= Extracted material =

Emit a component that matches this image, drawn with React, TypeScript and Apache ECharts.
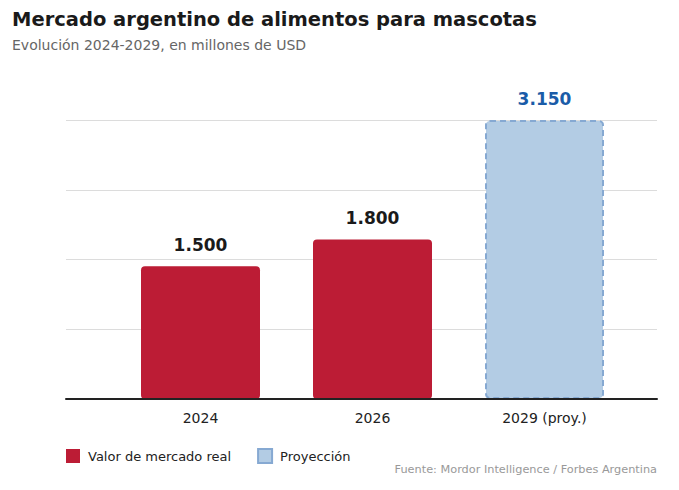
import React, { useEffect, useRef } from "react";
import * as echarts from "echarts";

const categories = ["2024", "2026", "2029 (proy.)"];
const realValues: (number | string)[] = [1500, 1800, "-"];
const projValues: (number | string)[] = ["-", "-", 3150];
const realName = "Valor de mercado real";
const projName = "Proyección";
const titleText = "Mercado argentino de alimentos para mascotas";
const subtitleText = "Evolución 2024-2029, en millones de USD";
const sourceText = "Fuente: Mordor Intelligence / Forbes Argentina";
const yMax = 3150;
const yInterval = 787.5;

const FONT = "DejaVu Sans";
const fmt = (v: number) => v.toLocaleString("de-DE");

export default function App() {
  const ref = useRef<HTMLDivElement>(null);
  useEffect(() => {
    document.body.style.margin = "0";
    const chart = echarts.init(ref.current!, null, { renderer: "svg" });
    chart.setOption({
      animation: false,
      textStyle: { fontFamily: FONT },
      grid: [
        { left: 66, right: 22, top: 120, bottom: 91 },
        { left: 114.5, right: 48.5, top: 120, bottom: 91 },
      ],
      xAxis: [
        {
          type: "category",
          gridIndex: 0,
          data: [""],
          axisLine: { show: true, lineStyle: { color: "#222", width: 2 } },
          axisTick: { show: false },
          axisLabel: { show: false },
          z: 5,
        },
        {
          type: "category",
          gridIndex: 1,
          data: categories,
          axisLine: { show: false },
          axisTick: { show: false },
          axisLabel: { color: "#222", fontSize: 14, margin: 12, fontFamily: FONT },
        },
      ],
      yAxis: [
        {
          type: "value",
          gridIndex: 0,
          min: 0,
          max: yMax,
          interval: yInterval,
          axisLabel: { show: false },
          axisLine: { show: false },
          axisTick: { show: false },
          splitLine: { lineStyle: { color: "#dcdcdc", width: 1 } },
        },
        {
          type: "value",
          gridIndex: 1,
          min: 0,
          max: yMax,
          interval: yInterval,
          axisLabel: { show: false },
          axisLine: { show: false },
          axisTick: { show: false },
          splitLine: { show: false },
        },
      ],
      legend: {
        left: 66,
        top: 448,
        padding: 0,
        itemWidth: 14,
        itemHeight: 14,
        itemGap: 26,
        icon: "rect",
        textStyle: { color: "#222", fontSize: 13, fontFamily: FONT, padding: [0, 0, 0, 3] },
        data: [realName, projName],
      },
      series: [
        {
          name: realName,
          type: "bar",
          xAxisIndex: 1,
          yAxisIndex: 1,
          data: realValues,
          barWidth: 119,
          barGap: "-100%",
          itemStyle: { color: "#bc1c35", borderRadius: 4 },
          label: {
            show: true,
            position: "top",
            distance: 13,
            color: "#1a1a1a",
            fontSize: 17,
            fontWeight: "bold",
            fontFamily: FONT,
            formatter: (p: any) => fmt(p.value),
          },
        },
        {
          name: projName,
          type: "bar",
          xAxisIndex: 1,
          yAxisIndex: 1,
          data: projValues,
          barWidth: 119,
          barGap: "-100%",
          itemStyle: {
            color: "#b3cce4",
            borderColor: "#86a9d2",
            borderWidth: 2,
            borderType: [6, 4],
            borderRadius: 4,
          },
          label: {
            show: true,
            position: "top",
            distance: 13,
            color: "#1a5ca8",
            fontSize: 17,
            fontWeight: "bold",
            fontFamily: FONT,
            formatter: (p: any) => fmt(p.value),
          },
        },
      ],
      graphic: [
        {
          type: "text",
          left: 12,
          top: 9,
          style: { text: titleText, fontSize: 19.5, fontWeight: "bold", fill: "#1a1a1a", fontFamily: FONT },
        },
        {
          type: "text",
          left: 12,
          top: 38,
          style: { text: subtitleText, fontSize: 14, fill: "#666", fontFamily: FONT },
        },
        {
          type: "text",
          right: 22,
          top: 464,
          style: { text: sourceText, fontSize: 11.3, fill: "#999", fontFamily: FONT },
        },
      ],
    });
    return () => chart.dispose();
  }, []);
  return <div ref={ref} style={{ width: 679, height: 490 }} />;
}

...

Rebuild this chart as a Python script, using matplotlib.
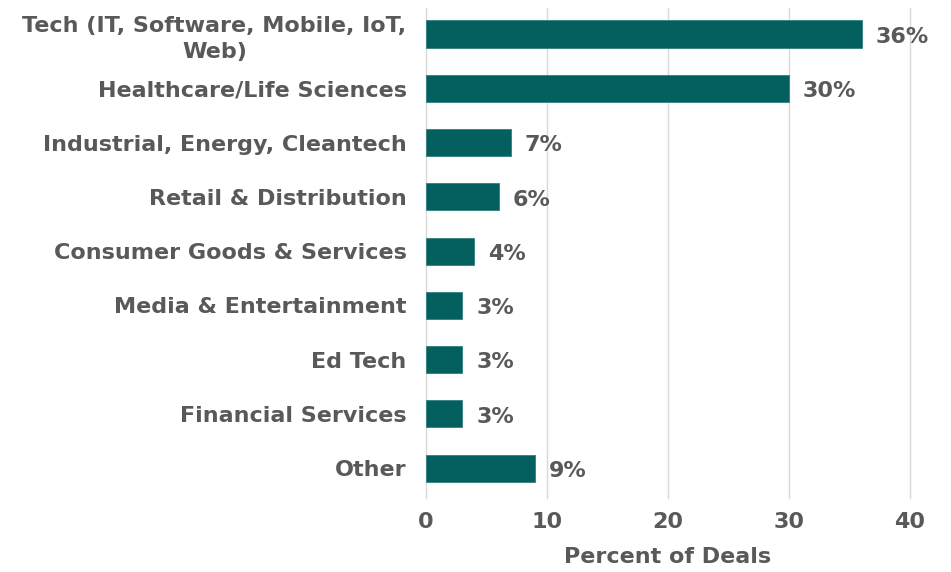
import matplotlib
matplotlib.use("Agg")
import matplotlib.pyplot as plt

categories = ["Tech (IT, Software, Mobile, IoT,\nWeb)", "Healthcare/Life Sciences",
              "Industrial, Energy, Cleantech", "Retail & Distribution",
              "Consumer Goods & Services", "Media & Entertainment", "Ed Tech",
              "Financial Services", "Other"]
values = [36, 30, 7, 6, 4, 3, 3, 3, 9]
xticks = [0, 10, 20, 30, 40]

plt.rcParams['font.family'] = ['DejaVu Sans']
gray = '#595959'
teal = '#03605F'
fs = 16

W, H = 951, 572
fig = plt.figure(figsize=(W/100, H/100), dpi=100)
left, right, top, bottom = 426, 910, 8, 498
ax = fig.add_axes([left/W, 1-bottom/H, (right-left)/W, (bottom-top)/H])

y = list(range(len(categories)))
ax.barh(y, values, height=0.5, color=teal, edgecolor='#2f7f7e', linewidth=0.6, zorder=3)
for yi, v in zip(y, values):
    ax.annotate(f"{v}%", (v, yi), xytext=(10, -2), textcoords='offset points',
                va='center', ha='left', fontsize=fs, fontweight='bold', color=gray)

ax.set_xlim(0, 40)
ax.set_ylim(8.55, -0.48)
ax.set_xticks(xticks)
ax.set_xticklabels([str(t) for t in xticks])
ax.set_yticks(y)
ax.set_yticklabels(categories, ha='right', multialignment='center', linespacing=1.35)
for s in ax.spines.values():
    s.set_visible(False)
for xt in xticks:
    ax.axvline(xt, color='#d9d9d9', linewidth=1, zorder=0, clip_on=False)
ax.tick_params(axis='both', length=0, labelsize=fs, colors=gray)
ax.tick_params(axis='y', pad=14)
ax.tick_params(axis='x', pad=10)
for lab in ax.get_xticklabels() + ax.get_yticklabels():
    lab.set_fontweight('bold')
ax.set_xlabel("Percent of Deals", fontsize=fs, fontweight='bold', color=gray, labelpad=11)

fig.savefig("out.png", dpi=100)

= Exercise details =
Give only the number of lines in the preceding material that contain the string "matplotlib".

= Exercise response =
4